The two panels appointed by the finance ministry to probe the National Spot Exchange Ltd.’s (NSEL) payment crisis have submitted their reports on Monday and the government would be initiating steps to take action, according to Minister for Corporate Affairs Sachin Pilot.
“We have got a report from the Registrar of Companies (RoC) which went into the non-compliance of rules and provisions of the Companies Act in this case. We have to ensure investor’s and depositor’s money is safe,” Mr. Pilot told reporters after speaking at a conference on Companies Act, 2013, organised by the Confederation of Indian Industry (CII). Mr. Pilot said the Income-tax Department and the Enforcement Directorate had also investigated the case. The recently passed Companies Act had all the ingredients for a better regulated environment. “There should be zero tolerance for corporate fraud”.
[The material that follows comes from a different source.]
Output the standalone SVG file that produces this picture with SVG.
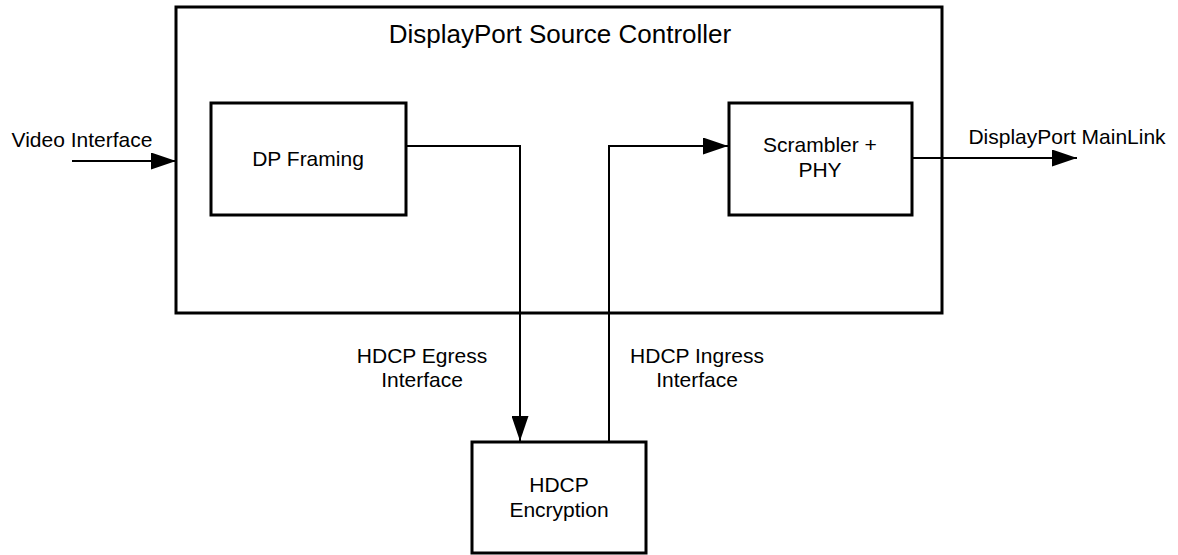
<svg xmlns="http://www.w3.org/2000/svg" width="1178" height="555" viewBox="0 0 1178 555">
<style>
.box{fill:#fff;stroke:#000;stroke-width:3}
.frame{fill:none;stroke:#000;stroke-width:3}
.wire{fill:none;stroke:#000;stroke-width:2}
text{font-family:"Liberation Sans",Arial,sans-serif;font-size:21px;fill:#000;text-anchor:middle}
.title{font-size:26px}
</style>
<defs>
<marker id="arr" viewBox="0 0 25 17" refX="25" refY="8.5" markerWidth="25" markerHeight="17" markerUnits="userSpaceOnUse" orient="auto">
<path d="M0,0 L25,8.5 L0,17 Z" fill="#000"/>
</marker>
</defs>
<g id="controller">
<rect class="frame" x="176" y="7" width="766" height="306"/>
<text class="title" x="560" y="43">DisplayPort Source Controller</text>
</g>
<g id="dp-framing">
<rect class="box" x="211" y="103" width="195" height="112"/>
<text x="308" y="166">DP Framing</text>
</g>
<g id="scrambler">
<rect class="box" x="729" y="103" width="183" height="112"/>
<text x="820" y="152">Scrambler +</text>
<text x="820" y="177">PHY</text>
</g>
<g id="hdcp">
<rect class="box" x="472" y="442" width="174" height="111"/>
<text x="559" y="492">HDCP</text>
<text x="559" y="517">Encryption</text>
</g>
<g id="connectors">
<line class="wire" x1="72" y1="161" x2="176" y2="161" marker-end="url(#arr)"/>
<polyline class="wire" points="406,146 520,146 520,441" marker-end="url(#arr)"/>
<polyline class="wire" points="609,441 609,146 728,146" marker-end="url(#arr)"/>
<line class="wire" x1="912" y1="158" x2="1077" y2="158" marker-end="url(#arr)"/>
<text x="82" y="147">Video Interface</text>
<text x="1067" y="144">DisplayPort MainLink</text>
<text x="422" y="363">HDCP Egress</text>
<text x="422" y="387">Interface</text>
<text x="697" y="363">HDCP Ingress</text>
<text x="697" y="387">Interface</text>
</g>
</svg>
He said that the new Act clearly defined fraud, and “the idea is to make sure we can detect things before they occur as we have technology to ‘red flag’ such cases. We are in the process of plugging the gaps in regulations between authorities such as Securities and Exchange Board of India (SEBI), Reserve Bank of India (RBI) and the Ministry of Corporate Affairs as we all have to work together to prevent wrongdoing”.
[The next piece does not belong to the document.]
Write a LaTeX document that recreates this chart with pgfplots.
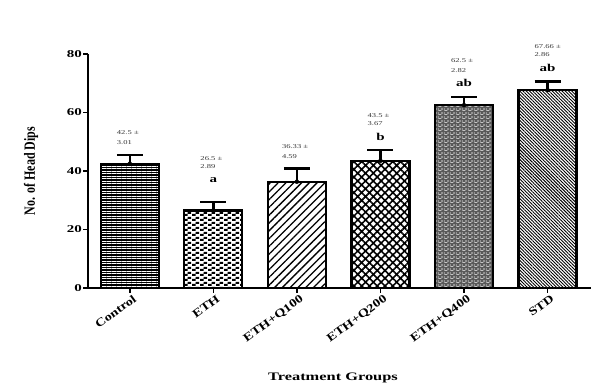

The Companies Act, 2013, replaced the earlier Act dated 1956. “The Act should reflect global realities and India’s situation today and reflect the requirement of the times”.
The minister said that the proposed National Financial Regulating Authority (NFRA), to be set up under the new Act, would be “an overarching body with quasi-judicial powers to ensure quality of audits, reporting and standard setting are commensurate with global standards”.